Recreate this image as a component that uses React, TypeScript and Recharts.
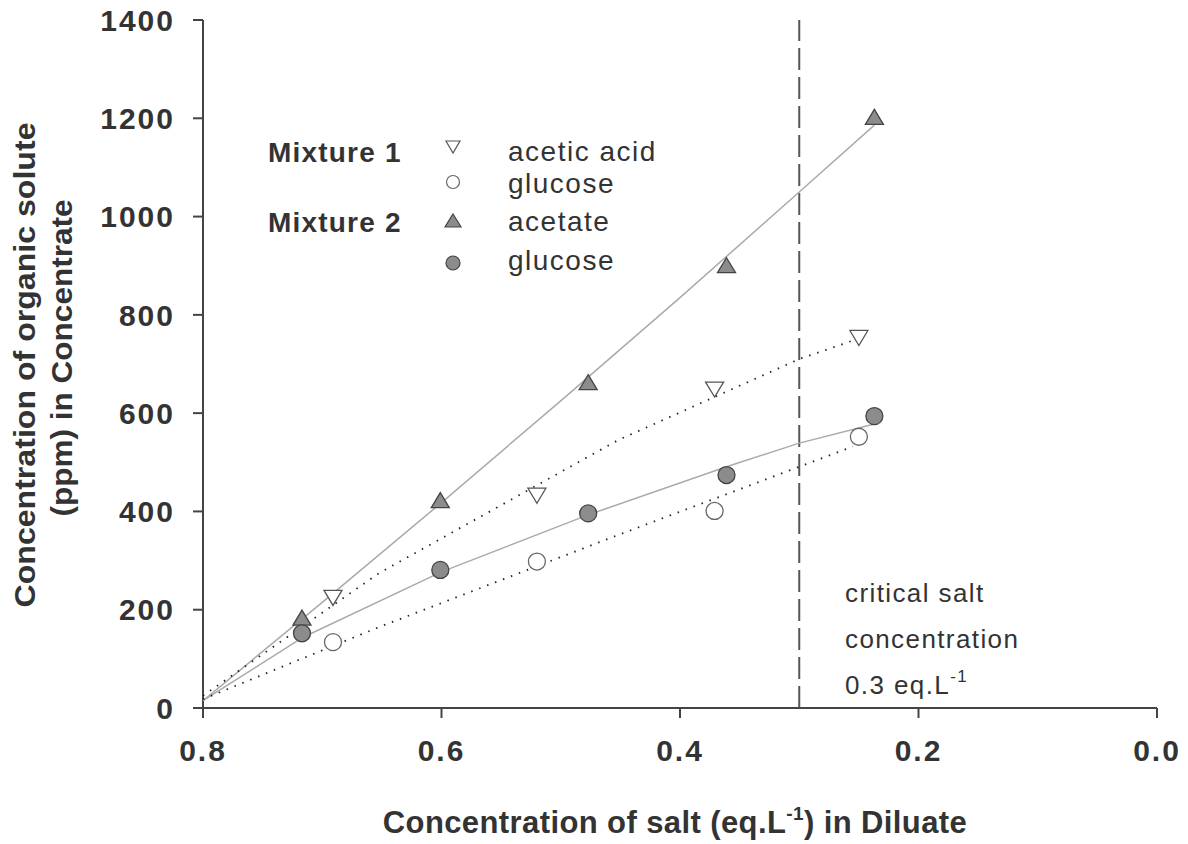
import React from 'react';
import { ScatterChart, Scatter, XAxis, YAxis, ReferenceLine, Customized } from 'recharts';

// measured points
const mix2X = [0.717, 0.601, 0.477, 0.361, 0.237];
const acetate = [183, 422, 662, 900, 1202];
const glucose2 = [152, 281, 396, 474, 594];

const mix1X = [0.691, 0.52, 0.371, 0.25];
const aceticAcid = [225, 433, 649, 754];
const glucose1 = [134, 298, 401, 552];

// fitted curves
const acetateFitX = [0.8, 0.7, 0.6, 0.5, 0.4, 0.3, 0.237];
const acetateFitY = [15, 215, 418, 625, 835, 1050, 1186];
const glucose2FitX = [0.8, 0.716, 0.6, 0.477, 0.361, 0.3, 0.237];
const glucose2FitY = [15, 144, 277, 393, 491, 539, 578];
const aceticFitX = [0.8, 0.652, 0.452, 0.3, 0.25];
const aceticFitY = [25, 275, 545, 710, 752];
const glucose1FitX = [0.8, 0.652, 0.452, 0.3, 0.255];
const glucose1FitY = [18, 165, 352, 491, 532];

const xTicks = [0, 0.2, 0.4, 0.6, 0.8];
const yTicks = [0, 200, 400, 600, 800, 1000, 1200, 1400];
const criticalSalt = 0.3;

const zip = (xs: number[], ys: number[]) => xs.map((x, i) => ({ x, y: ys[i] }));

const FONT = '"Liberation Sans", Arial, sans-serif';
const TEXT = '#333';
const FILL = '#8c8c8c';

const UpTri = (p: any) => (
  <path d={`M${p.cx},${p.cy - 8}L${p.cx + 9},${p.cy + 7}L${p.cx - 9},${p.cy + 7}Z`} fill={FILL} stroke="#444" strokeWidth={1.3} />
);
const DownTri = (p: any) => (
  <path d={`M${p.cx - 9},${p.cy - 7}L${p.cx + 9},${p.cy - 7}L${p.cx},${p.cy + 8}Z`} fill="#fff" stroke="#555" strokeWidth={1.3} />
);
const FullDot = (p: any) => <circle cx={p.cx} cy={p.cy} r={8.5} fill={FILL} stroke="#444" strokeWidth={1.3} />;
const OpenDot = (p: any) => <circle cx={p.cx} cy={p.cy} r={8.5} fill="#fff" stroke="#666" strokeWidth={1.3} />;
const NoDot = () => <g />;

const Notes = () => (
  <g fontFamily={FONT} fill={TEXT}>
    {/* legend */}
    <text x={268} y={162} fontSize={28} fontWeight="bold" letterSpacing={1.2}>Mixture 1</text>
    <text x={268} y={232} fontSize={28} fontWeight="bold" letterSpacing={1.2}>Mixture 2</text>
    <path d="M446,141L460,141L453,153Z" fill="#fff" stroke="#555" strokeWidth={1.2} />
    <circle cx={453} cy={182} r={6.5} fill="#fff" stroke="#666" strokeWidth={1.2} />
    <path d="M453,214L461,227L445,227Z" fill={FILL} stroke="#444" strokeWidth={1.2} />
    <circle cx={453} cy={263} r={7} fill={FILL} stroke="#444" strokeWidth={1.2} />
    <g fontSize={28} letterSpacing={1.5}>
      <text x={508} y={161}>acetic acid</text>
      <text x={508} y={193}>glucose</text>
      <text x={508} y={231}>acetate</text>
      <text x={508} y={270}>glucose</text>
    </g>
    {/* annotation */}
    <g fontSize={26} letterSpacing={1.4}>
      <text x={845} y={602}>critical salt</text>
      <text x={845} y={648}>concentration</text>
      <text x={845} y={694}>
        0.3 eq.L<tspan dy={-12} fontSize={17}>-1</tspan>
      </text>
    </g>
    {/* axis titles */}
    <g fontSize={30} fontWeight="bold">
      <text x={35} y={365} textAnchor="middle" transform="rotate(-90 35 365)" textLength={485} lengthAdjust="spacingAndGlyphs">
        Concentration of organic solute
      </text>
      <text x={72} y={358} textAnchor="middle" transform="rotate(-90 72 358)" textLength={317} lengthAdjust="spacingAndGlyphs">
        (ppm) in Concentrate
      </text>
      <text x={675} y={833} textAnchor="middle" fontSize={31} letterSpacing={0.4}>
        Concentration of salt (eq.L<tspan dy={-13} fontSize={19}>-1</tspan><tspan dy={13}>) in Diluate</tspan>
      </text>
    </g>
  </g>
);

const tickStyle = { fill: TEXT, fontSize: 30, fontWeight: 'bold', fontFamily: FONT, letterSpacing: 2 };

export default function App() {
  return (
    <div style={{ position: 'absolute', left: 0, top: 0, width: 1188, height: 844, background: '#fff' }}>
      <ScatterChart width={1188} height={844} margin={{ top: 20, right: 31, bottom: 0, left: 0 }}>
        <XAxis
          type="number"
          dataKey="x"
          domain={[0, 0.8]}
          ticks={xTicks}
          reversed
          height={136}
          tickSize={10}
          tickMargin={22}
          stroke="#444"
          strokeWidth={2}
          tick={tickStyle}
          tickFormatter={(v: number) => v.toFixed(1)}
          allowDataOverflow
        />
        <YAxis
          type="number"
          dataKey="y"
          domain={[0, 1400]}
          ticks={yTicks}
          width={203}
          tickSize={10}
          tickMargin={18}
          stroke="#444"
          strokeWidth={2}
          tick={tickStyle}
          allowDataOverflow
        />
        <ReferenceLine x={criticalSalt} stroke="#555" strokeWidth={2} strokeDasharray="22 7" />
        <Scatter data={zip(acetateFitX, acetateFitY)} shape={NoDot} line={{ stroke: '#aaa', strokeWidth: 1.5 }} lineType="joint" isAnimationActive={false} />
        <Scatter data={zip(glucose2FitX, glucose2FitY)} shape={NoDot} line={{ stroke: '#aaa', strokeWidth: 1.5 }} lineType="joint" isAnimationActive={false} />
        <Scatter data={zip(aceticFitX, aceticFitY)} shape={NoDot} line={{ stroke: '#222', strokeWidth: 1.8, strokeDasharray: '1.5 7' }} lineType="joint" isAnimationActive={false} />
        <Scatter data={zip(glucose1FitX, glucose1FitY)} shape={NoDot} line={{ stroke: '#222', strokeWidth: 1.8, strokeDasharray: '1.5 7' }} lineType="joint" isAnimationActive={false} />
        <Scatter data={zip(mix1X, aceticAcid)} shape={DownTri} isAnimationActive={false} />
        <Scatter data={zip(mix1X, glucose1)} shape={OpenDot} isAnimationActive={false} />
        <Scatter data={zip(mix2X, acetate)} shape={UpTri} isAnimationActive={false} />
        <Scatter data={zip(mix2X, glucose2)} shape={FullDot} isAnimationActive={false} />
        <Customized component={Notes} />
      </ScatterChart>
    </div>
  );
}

+ + + + +

Your task is to return the lines above, from the first one up to and including the line containing "const glucose1FitY = [18, 165, 352, 491, 532];", minus any pictures.

> [SOLUTION FOR THIS TASK]
Recreate this image as a component that uses React, TypeScript and Recharts.
import React from 'react';
import { ScatterChart, Scatter, XAxis, YAxis, ReferenceLine, Customized } from 'recharts';

// measured points
const mix2X = [0.717, 0.601, 0.477, 0.361, 0.237];
const acetate = [183, 422, 662, 900, 1202];
const glucose2 = [152, 281, 396, 474, 594];

const mix1X = [0.691, 0.52, 0.371, 0.25];
const aceticAcid = [225, 433, 649, 754];
const glucose1 = [134, 298, 401, 552];

// fitted curves
const acetateFitX = [0.8, 0.7, 0.6, 0.5, 0.4, 0.3, 0.237];
const acetateFitY = [15, 215, 418, 625, 835, 1050, 1186];
const glucose2FitX = [0.8, 0.716, 0.6, 0.477, 0.361, 0.3, 0.237];
const glucose2FitY = [15, 144, 277, 393, 491, 539, 578];
const aceticFitX = [0.8, 0.652, 0.452, 0.3, 0.25];
const aceticFitY = [25, 275, 545, 710, 752];
const glucose1FitX = [0.8, 0.652, 0.452, 0.3, 0.255];
const glucose1FitY = [18, 165, 352, 491, 532];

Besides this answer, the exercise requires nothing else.